2012 — 26 July: Thursday

A sluggish start1 but I don't seem to be missing anything. The world is still full of people full of hatred for one another, people being massively rewarded for massively disappointing behaviour, and (if Digiguide's latest attempt to get me signed up to them again is any indication) plenty of crap on TV contributing to BSkyB's £1.19 billion of pre-tax profits.

Who cares?

The latest local 'directory' carries an advert from these folk, who are just down the road from me here. I'm not sure that I fully agree with their philosophy...

The advice protects wealth for future generations from third party attack.
Attack from government bodies such as the Inland Revenue (Inheritance Tax),
the Local Authority (Residential Nursing Home Fees),...

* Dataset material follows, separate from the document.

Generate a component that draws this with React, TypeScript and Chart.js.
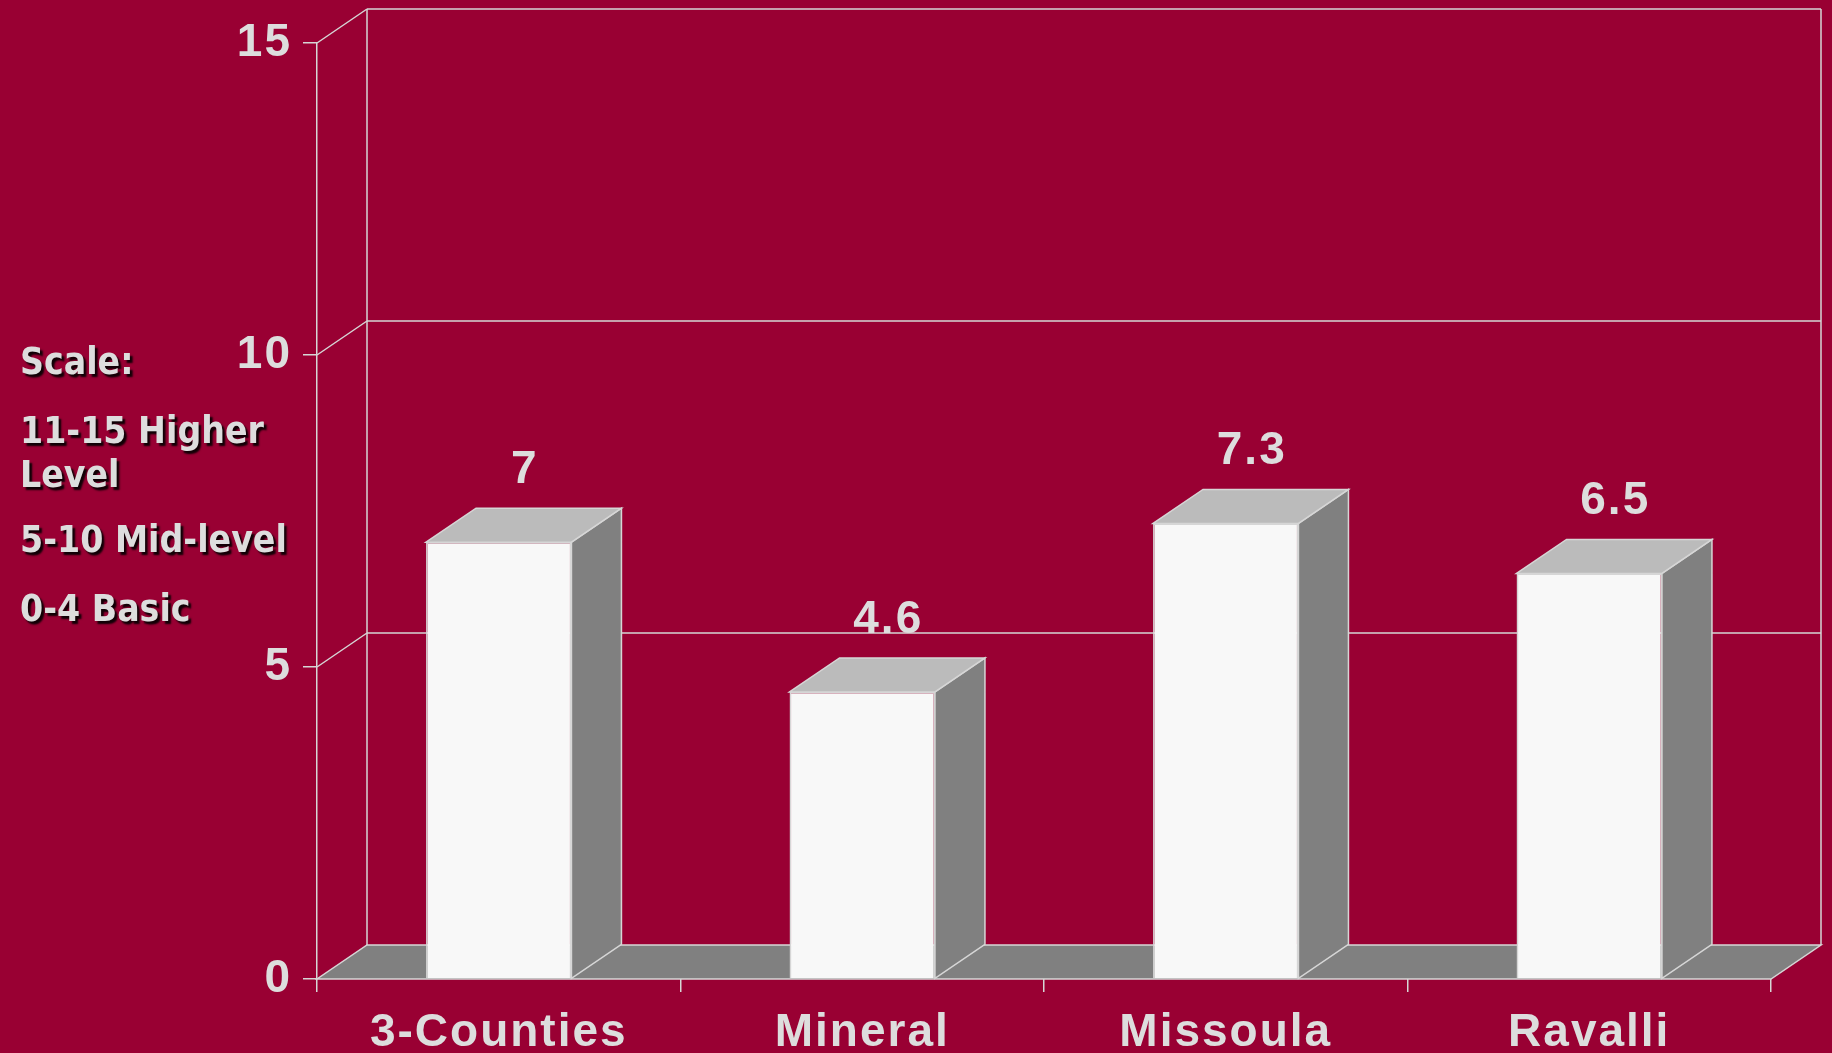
import { useEffect, useRef } from "react";
import { Chart, registerables } from "chart.js";

Chart.register(...registerables);

const categories = ["3-Counties", "Mineral", "Missoula", "Ravalli"];
const scores = [7, 4.6, 7.3, 6.5];
const yTicks = [0, 5, 10, 15];
const scaleNotes = ["Scale:", "11-15 Higher", "Level", "5-10 Mid-level", "0-4 Basic"];
const noteTops = [340, 409, 453, 518, 587];

const BG = "#990033";
const TEXT = "#dddddd";
const EDGE = "#d6d6d6";
const FRONT = "#f8f8f8";
const SIDE = "#808080";
const TOP = "#bbbbbb";
const DX = 50;
const DY = 34;
const LABEL_FONT = { family: "'Liberation Sans', Arial, sans-serif", weight: "bold" as const, size: 46 };

const line = (ctx: CanvasRenderingContext2D, x1: number, y1: number, x2: number, y2: number) => {
    ctx.beginPath();
    ctx.moveTo(x1, y1);
    ctx.lineTo(x2, y2);
    ctx.stroke();
};

const poly = (ctx: CanvasRenderingContext2D, pts: number[][], fill: string) => {
    ctx.beginPath();
    ctx.moveTo(pts[0][0], pts[0][1]);
    pts.slice(1).forEach(p => ctx.lineTo(p[0], p[1]));
    ctx.closePath();
    ctx.fillStyle = fill;
    ctx.fill();
    ctx.stroke();
};

// back wall, side wall and floor, then bar sides/tops and value labels
const threeD = {
    id: "threeD",
    beforeDraw(chart: any) {
        // the labels in the original are a bit wider than plain Arial bold
        (chart.ctx as any).letterSpacing = "2px";
    },
    beforeDatasetsDraw(chart: any) {
        const { ctx, chartArea: { left, right, top, bottom }, scales: { y } } = chart;
        ctx.save();
        ctx.strokeStyle = EDGE;
        ctx.lineWidth = 1.5;
        line(ctx, left + DX, top - DY, left + DX, bottom - DY);
        line(ctx, right + DX, top - DY, right + DX, bottom - DY);
        y.ticks.forEach((t: any) => {
            const py = y.getPixelForValue(t.value);
            if (t.value > 0) {
                line(ctx, left + DX, py - DY, right + DX, py - DY);
                line(ctx, left, py, left + DX, py - DY);
            }
        });
        poly(ctx, [[left, bottom], [right, bottom], [right + DX, bottom - DY], [left + DX, bottom - DY]], SIDE);
        ctx.restore();
    },
    afterDatasetsDraw(chart: any) {
        const { ctx } = chart;
        const meta = chart.getDatasetMeta(0);
        ctx.save();
        ctx.strokeStyle = EDGE;
        ctx.lineWidth = 1.5;
        meta.data.forEach((bar: any, i: number) => {
            const { x, y, base, width } = bar.getProps(["x", "y", "base", "width"], true);
            const l = x - width / 2;
            const r = x + width / 2;
            poly(ctx, [[r, y], [r + DX, y - DY], [r + DX, base - DY], [r, base]], SIDE);
            poly(ctx, [[l, y], [l + DX, y - DY], [r + DX, y - DY], [r, y]], TOP);
            ctx.fillStyle = TEXT;
            ctx.font = `bold ${LABEL_FONT.size}px ${LABEL_FONT.family}`;
            ctx.textAlign = "center";
            ctx.textBaseline = "alphabetic";
            ctx.fillText(String(scores[i]), x + DX / 2 + 1, y - DY - 25);
        });
        ctx.restore();
    },
};

const ScoreChart = () => {
    const chartRef = useRef<HTMLCanvasElement>(null);
    const chartInstance = useRef<Chart | null>(null);

    useEffect(() => {
        if (!chartRef.current) return;
        if (chartInstance.current) chartInstance.current.destroy();

        chartInstance.current = new Chart(chartRef.current, {
            type: "bar",
            data: {
                labels: categories,
                datasets: [{
                    data: scores,
                    backgroundColor: FRONT,
                    borderColor: EDGE,
                    borderWidth: 1.5,
                    barPercentage: 0.4,
                    categoryPercentage: 1,
                }],
            },
            options: {
                animation: false,
                responsive: true,
                maintainAspectRatio: false,
                layout: { padding: { top: 43, right: 61, left: 0, bottom: 0 } },
                plugins: { legend: { display: false }, tooltip: { enabled: false } },
                scales: {
                    x: {
                        grid: { drawOnChartArea: false, offset: true, tickLength: 13, color: EDGE, lineWidth: 1.5 },
                        border: { display: false },
                        ticks: { color: TEXT, font: LABEL_FONT, padding: 14 },
                        afterFit: (s: any) => { s.height = 74; },
                    },
                    y: {
                        min: yTicks[0],
                        max: yTicks[yTicks.length - 1],
                        afterBuildTicks: (s: any) => { s.ticks = yTicks.map(v => ({ value: v })); },
                        grid: { drawOnChartArea: false, tickLength: 14, color: EDGE, lineWidth: 1.5 },
                        border: { display: true, color: EDGE, width: 1.5 },
                        ticks: { color: TEXT, font: LABEL_FONT, padding: 11 },
                        afterFit: (s: any) => { s.width = 317; },
                    },
                },
            },
            plugins: [threeD],
        });

        return () => {
            if (chartInstance.current) {
                chartInstance.current.destroy();
                chartInstance.current = null;
            }
        };
    }, []);

    return <canvas ref={chartRef}></canvas>;
};

const App = () => {
    return (
        <div style={{ position: "fixed", left: 0, top: 0, width: 1832, height: 1053, background: BG, overflow: "hidden" }}>
            <div style={{ position: "absolute", inset: 0 }}>
                <ScoreChart />
            </div>
            {scaleNotes.map((t, i) => (
                <div key={t} style={{
                    position: "absolute", left: 20, top: noteTops[i], lineHeight: "44px",
                    fontFamily: "Tahoma, 'DejaVu Sans', sans-serif", fontWeight: "bold", fontSize: 37,
                    color: TEXT, textShadow: "3px 3px 2px rgba(0,0,0,0.9)", whiteSpace: "nowrap",
                    transform: "scaleX(0.9)", transformOrigin: "left top",
                }}>{t}</div>
            ))}
        </div>
    );
};

export default App;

... though that could explain why I'm not rich, of course. And never will be.

A Mole of Moles

This gorgeous "What if...?" from xkcd had me in stitches:

Moles

Fred Hoyle: "Space isn't remote at all. It's only an hour's drive away if your car could go straight upwards."

Thanks, Mr Postie

He's just dropped off a viable pair of alternatives to what would have been this evening's default immersion deeper into Season #2 of "The Practice":

DVDs

It's 27.1C here in the living room, and an even toastier 28C up in my books warehouse. So I'm retreating behind closed curtains and shall think nothing but cool thoughts as I prepare my salad lunch.

Big Bro's "home safe" email tells me it's 12C in his NZ neck of the woods. Sounds good.

Fairly soon after...

... joining IBM, and somewhat taken aback by the alien culture and language I found myself immersed in, for Christmas 1982 I treated myself to Kenneth Hudson's excellent book on jargon...

Book

... but it wasn't until just a few minutes ago2 that I finally made the connection.

From the dry humour evident both in the book, and in the short talk, I am 99% sure that it's the same Kenneth Hudson presenting an exchange of Civil Service memoranda in October 1883 regarding (the wish for an explanation of the cost of) "The Mutilation of Hercules" — a statue of the poor chap, nude, on display in Professor Sir Archibald Geekie's Museum of Practical Geology in Jermyn Street had attracted unfavourable comment from visitors offended by his splendidly-proportioned, erm, manhood, and an Italian stonemason had been engaged to dismember Hercules with a saw and provide him with a figleaf instead. Ouch.

Shades of Abelard and Héloïse.

  

Footnotes

1  Late nights and hot weather always have that effect on me.
2  While listening again to a delightful BBC Radio 3 'filler' talk piece I'd recorded (I suspect) in the late 1970s and subsequently transferred over to a minidisc.